■ STORED DATA:
_ _ _ _ _ _ _

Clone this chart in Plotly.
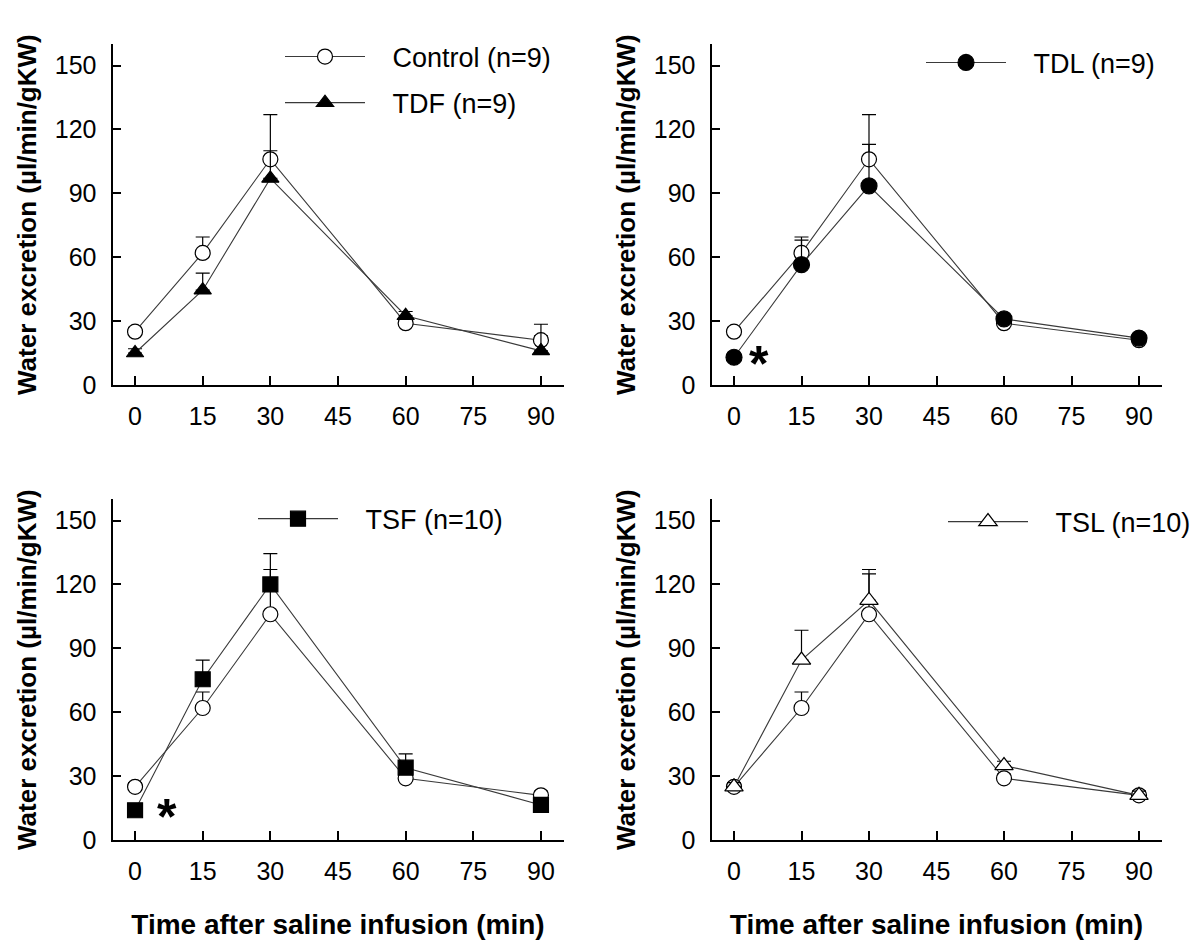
import plotly.graph_objects as go

# ---- data ----
time_min = [0, 15, 30, 60, 90]
x_ticks = [0, 15, 30, 45, 60, 75, 90]
y_ticks = [0, 30, 60, 90, 120, 150]

control_mean = [25, 62, 106, 29, 21]
control_se = [2, 7.5, 21, 2, 2]

tdf_mean = [15, 44.5, 97, 32.5, 16]
tdf_se = [2, 8, 13, 2, 12.5]

tdl_mean = [13, 56.5, 93.5, 31, 22]
tdl_se = [2, 11.5, 19.5, 2, 2]

tsf_mean = [14, 75.5, 120, 34, 16.5]
tsf_se = [2, 9, 14.5, 6.5, 2]

tsl_mean = [25, 84.5, 112.5, 35, 21]
tsl_se = [2, 14, 12.5, 2, 2]

control_name = "Control (n=9)"
group_names = ["TDF (n=9)", "TDL (n=9)", "TSF (n=10)", "TSL (n=10)"]
group_means = [tdf_mean, tdl_mean, tsf_mean, tsl_mean]
group_ses = [tdf_se, tdl_se, tsf_se, tsl_se]
group_symbols = ["triangle-up", "circle", "square", "triangle-up"]
group_fill = ["black", "black", "black", "white"]
group_sizes = [15, 16, 15, 16]

FONT = "Liberation Sans, Arial, sans-serif"
LINE_COL = "#3a3a3a"
PAD = "\u00a0\u00a0\u00a0"

fig = go.Figure()

axis_ids = ["", "2", "3", "4"]
legend_ids = ["legend", "legend2", "legend3", "legend4"]

for i, ax in enumerate(axis_ids):
    xref = "x" + ax
    yref = "y" + ax
    # control
    fig.add_trace(go.Scatter(
        x=time_min, y=control_mean, xaxis=xref, yaxis=yref,
        mode="lines+markers", name=PAD + control_name,
        line=dict(color=LINE_COL, width=1.1),
        marker=dict(symbol="circle", size=15, color="white",
                    line=dict(color="black", width=1.2)),
        error_y=dict(type="data", array=control_se,
                     arrayminus=[0] * len(control_se), symmetric=False,
                     color="black", thickness=1.2, width=7),
        showlegend=(i == 0), legend=legend_ids[0],
        legendgroup="ctrl",
    ))
    # treatment group
    fig.add_trace(go.Scatter(
        x=time_min, y=group_means[i], xaxis=xref, yaxis=yref,
        mode="lines+markers", name=PAD + group_names[i],
        line=dict(color=LINE_COL, width=1.1),
        marker=dict(symbol=group_symbols[i], size=group_sizes[i],
                    color=group_fill[i],
                    line=dict(color="black", width=1.2)),
        error_y=dict(type="data", array=group_ses[i],
                     arrayminus=[0] * len(group_ses[i]), symmetric=False,
                     color="black", thickness=1.2, width=7),
        showlegend=True, legend=legend_ids[i],
        legendgroup="g%d" % i,
    ))

W, H = 1200, 947
xdom_left = [112.5 / W, 563.5 / W]
xdom_right = [711.5 / W, 1161.5 / W]
ydom_top = [1 - 390.7 / H, 1 - 45 / H]
ydom_bot = [1 - 852.7 / H, 1 - 506.7 / H]

doms = [(xdom_left, ydom_top), (xdom_right, ydom_top),
        (xdom_left, ydom_bot), (xdom_right, ydom_bot)]

layout = dict(
    width=W, height=H,
    margin=dict(l=0, r=0, t=0, b=0),
    paper_bgcolor="white", plot_bgcolor="white",
    font=dict(family=FONT, color="black", size=25),
)

for i, ax in enumerate(axis_ids):
    xd, yd = doms[i]
    xa = dict(
        domain=xd, anchor="y" + ax, range=[-5, 95],
        tickmode="array", tickvals=x_ticks,
        ticks="inside", ticklen=9, tickwidth=1.5, tickcolor="black",
        showline=True, linecolor="black", linewidth=2,
        showgrid=False, zeroline=False,
        tickfont=dict(size=25, family=FONT, color="black"),
        ticklabelstandoff=8,
    )
    if i >= 2:
        xa["title"] = dict(text="<b>Time after saline infusion (min)</b>",
                           font=dict(size=28, family=FONT, color="black"),
                           standoff=30)
    ya = dict(
        domain=yd, anchor="x" + ax, range=[0, 160],
        tickmode="array", tickvals=y_ticks,
        ticks="inside", ticklen=8, tickwidth=1.5, tickcolor="black",
        showline=True, linecolor="black", linewidth=2,
        showgrid=False, zeroline=False,
        tickfont=dict(size=25, family=FONT, color="black"),
        ticklabelstandoff=9,
        title=dict(text="<b>Water excretion (µl/min/gKW)</b>",
                   font=dict(size=26, family=FONT, color="black"),
                   standoff=11),
    )
    layout["xaxis" + ax] = xa
    layout["yaxis" + ax] = ya

leg_common = dict(
    bgcolor="rgba(0,0,0,0)", borderwidth=0,
    font=dict(size=27, family=FONT, color="black"),
    itemwidth=80, xanchor="left", yanchor="top",
    traceorder="grouped", tracegroupgap=8,
)
legend_pos = [(280, 33), (921, 39), (253, 502), (943, 505)]
for i, lid in enumerate(legend_ids):
    lx, ly = legend_pos[i]
    layout[lid] = dict(leg_common, x=lx / W, y=1 - ly / H)

layout["annotations"] = [
    dict(text="<b>*</b>", x=5.5, y=13, xref="x2", yref="y2",
         showarrow=False, font=dict(size=50, family=FONT, color="black"),
         xanchor="center", yanchor="middle", yshift=-7),
    dict(text="<b>*</b>", x=7.0, y=14, xref="x3", yref="y3",
         showarrow=False, font=dict(size=50, family=FONT, color="black"),
         xanchor="center", yanchor="middle", yshift=-7),
]

fig.update_layout(layout)
fig.write_html("out.html", config={"displayModeBar": False},
               post_script="document.body.style.margin='0';")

_ _ _ _ _ _ _

■ DIRECTIONS:
Without the pictures, repeat the listing above exactly.

■ FULL RESPONSE:
Clone this chart in Plotly.
import plotly.graph_objects as go

# ---- data ----
time_min = [0, 15, 30, 60, 90]
x_ticks = [0, 15, 30, 45, 60, 75, 90]
y_ticks = [0, 30, 60, 90, 120, 150]

control_mean = [25, 62, 106, 29, 21]
control_se = [2, 7.5, 21, 2, 2]

tdf_mean = [15, 44.5, 97, 32.5, 16]
tdf_se = [2, 8, 13, 2, 12.5]

tdl_mean = [13, 56.5, 93.5, 31, 22]
tdl_se = [2, 11.5, 19.5, 2, 2]

tsf_mean = [14, 75.5, 120, 34, 16.5]
tsf_se = [2, 9, 14.5, 6.5, 2]

tsl_mean = [25, 84.5, 112.5, 35, 21]
tsl_se = [2, 14, 12.5, 2, 2]

control_name = "Control (n=9)"
group_names = ["TDF (n=9)", "TDL (n=9)", "TSF (n=10)", "TSL (n=10)"]
group_means = [tdf_mean, tdl_mean, tsf_mean, tsl_mean]
group_ses = [tdf_se, tdl_se, tsf_se, tsl_se]
group_symbols = ["triangle-up", "circle", "square", "triangle-up"]
group_fill = ["black", "black", "black", "white"]
group_sizes = [15, 16, 15, 16]

FONT = "Liberation Sans, Arial, sans-serif"
LINE_COL = "#3a3a3a"
PAD = "\u00a0\u00a0\u00a0"

fig = go.Figure()

axis_ids = ["", "2", "3", "4"]
legend_ids = ["legend", "legend2", "legend3", "legend4"]

for i, ax in enumerate(axis_ids):
    xref = "x" + ax
    yref = "y" + ax
    # control
    fig.add_trace(go.Scatter(
        x=time_min, y=control_mean, xaxis=xref, yaxis=yref,
        mode="lines+markers", name=PAD + control_name,
        line=dict(color=LINE_COL, width=1.1),
        marker=dict(symbol="circle", size=15, color="white",
                    line=dict(color="black", width=1.2)),
        error_y=dict(type="data", array=control_se,
                     arrayminus=[0] * len(control_se), symmetric=False,
                     color="black", thickness=1.2, width=7),
        showlegend=(i == 0), legend=legend_ids[0],
        legendgroup="ctrl",
    ))
    # treatment group
    fig.add_trace(go.Scatter(
        x=time_min, y=group_means[i], xaxis=xref, yaxis=yref,
        mode="lines+markers", name=PAD + group_names[i],
        line=dict(color=LINE_COL, width=1.1),
        marker=dict(symbol=group_symbols[i], size=group_sizes[i],
                    color=group_fill[i],
                    line=dict(color="black", width=1.2)),
        error_y=dict(type="data", array=group_ses[i],
                     arrayminus=[0] * len(group_ses[i]), symmetric=False,
                     color="black", thickness=1.2, width=7),
        showlegend=True, legend=legend_ids[i],
        legendgroup="g%d" % i,
    ))

W, H = 1200, 947
xdom_left = [112.5 / W, 563.5 / W]
xdom_right = [711.5 / W, 1161.5 / W]
ydom_top = [1 - 390.7 / H, 1 - 45 / H]
ydom_bot = [1 - 852.7 / H, 1 - 506.7 / H]

doms = [(xdom_left, ydom_top), (xdom_right, ydom_top),
        (xdom_left, ydom_bot), (xdom_right, ydom_bot)]

layout = dict(
    width=W, height=H,
    margin=dict(l=0, r=0, t=0, b=0),
    paper_bgcolor="white", plot_bgcolor="white",
    font=dict(family=FONT, color="black", size=25),
)

for i, ax in enumerate(axis_ids):
    xd, yd = doms[i]
    xa = dict(
        domain=xd, anchor="y" + ax, range=[-5, 95],
        tickmode="array", tickvals=x_ticks,
        ticks="inside", ticklen=9, tickwidth=1.5, tickcolor="black",
        showline=True, linecolor="black", linewidth=2,
        showgrid=False, zeroline=False,
        tickfont=dict(size=25, family=FONT, color="black"),
        ticklabelstandoff=8,
    )
    if i >= 2:
        xa["title"] = dict(text="<b>Time after saline infusion (min)</b>",
                           font=dict(size=28, family=FONT, color="black"),
                           standoff=30)
    ya = dict(
        domain=yd, anchor="x" + ax, range=[0, 160],
        tickmode="array", tickvals=y_ticks,
        ticks="inside", ticklen=8, tickwidth=1.5, tickcolor="black",
        showline=True, linecolor="black", linewidth=2,
        showgrid=False, zeroline=False,
        tickfont=dict(size=25, family=FONT, color="black"),
        ticklabelstandoff=9,
        title=dict(text="<b>Water excretion (µl/min/gKW)</b>",
                   font=dict(size=26, family=FONT, color="black"),
                   standoff=11),
    )
    layout["xaxis" + ax] = xa
    layout["yaxis" + ax] = ya

leg_common = dict(
    bgcolor="rgba(0,0,0,0)", borderwidth=0,
    font=dict(size=27, family=FONT, color="black"),
    itemwidth=80, xanchor="left", yanchor="top",
    traceorder="grouped", tracegroupgap=8,
)
legend_pos = [(280, 33), (921, 39), (253, 502), (943, 505)]
for i, lid in enumerate(legend_ids):
    lx, ly = legend_pos[i]
    layout[lid] = dict(leg_common, x=lx / W, y=1 - ly / H)

layout["annotations"] = [
    dict(text="<b>*</b>", x=5.5, y=13, xref="x2", yref="y2",
         showarrow=False, font=dict(size=50, family=FONT, color="black"),
         xanchor="center", yanchor="middle", yshift=-7),
    dict(text="<b>*</b>", x=7.0, y=14, xref="x3", yref="y3",
         showarrow=False, font=dict(size=50, family=FONT, color="black"),
         xanchor="center", yanchor="middle", yshift=-7),
]

fig.update_layout(layout)
fig.write_html("out.html", config={"displayModeBar": False},
               post_script="document.body.style.margin='0';")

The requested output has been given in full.